Et ça s’est ensuite méchamment senti sur le terrain.
Rien à dire sur l’entame de match : serieuse, volontaire, engagée, appliquée. Des ballons conquis devant comme il faut, protégés comme il faut, libérés comme il faut, ni trop ni pas assez, pour une charnière dynamique, et des ballons qui ont volé plusieurs fois jusqu’à l’aile,
avec tout plein de passes à hauteur, de prises de balles incisives, et du rugby plein les yeux de tout le monde, y compris des spectateurs adverses.

« Mais pourquoi les ballons tombent au bout des combinaisons? ». La question a rodé sur la touche, car il est vrai qu’en dépit d’intentions généreuses, on a tombé pas mal de ballon au moment de conclure. La réponse se trouve sans doute dans la rapidité du jeu, et ce qui m’étonne moi, c’est qu’on se soit fait autant de passes A CE RYTHME DE JEU. Je ne vais pas me féliciter qu’on soit parvenu à se faire trois passes (copyright Obewan), mais qu’on se soit cherché, trouvé plein champ, qu’on ait cherché la croisée, qu’on se soit fait trois passes successives SUR UN PAS, là est pour moi la différence, et
peu s’en fallut qu’on ne la fisse de p… de peu, la différence.

Alors vu de l’arrière, devant c’est loin. Mais à aucun moment on n’a eu la sensation que le paquet d’en face pouvait prendre le dessus sur le nôtre. La présence sur les ballons, leur protection et la libération de la balle m’ont semblé aujourd’hui témoigner d’une cohésion, d’une envie de jouer ensemble et de battre enfin ces Elans de Chevilly, peu sujets à la critique.

Quant au fermage de gueule, il fut chez nous à peu près exemplaire aujourd’hui, ce qui nous a permis de savourer le spectacle de l’adversaire qui panique et qui se met,
lui, à trop parler. Respect des régles, on ne s’est pas mis à la faute qui consiste à vouloir trop parler avec Gérard Brette. Les Elans, eux, si. Combien de pénalités/mêlées l’arbitre a-t-il retourné en notre faveur ?.. A méditer.

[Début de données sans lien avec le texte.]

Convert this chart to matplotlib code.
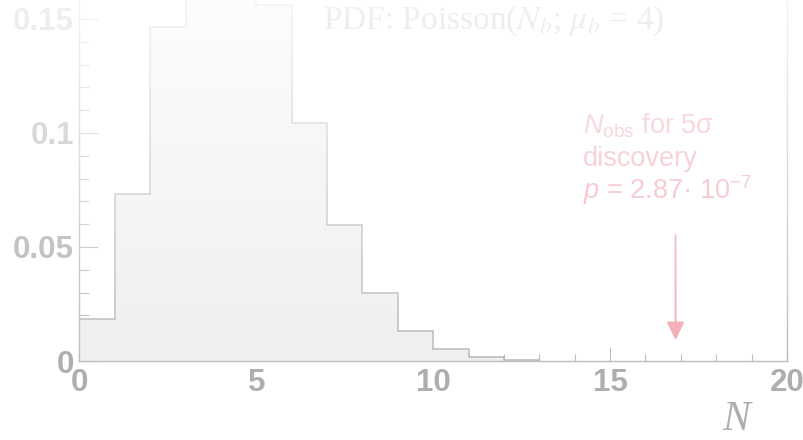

En tout cas, on pourra pas dire qu’on n’est pas capable d’appliquer cette auto-discipline là quand on veut.
En seconde mi-temps, fatigue aidant, les grandes envolées ont diminué d’ampleur, et on est, à mon avis d’arrière, retombé un peu dans nos travers qui consistent à tellement sentir la faille chez l’adversaire qu’on cherche le défi physique. Moins de transmission de balle, mais
de belles percussions – il nous reste derrière à travailler le soutien sur ces incursions en terrain adverse. Toujours un gros boulot de récupération devant, mais plus de cafouillages derrière.

Mais encore une fois, je pense qu’à aucun moment on ne s’est senti très inquiété, conservant en défense pas mal d’application – abnégation sur les cartons en un contre un devant, montée en ligne coordonnée pour les arrières, ce qui a fait reculer l’adversaire à plusieurs reprises.
Une rigueur assez nouvelle dans mon champ de vision d’arrière, je dois dire, plus habitué à des montées peu ordonnées qui laissent à l’adversaire tout loisir de prendre des intervalles.

Voilà pour l’essentiel ce que j’ai pu voir de mon poste aujourd’hui.
Je n’ai pas une vista d’entraîneur, je ne suis pas un puits de savoir technique, mais je contribue comme je peux à la demande de maître Kahn sur une narration un peu détaillée de l’ensemble du match.

Tout n’est pas parfait, comme le dit Jérôme on sa gargarise cinq minutes et on remet là tête dedans, mais je pense ne pas être le seul à avoir senti une envie de bien faire particulière sur ce match-là.
Je nous en souhaite beaucoup dans le même genre.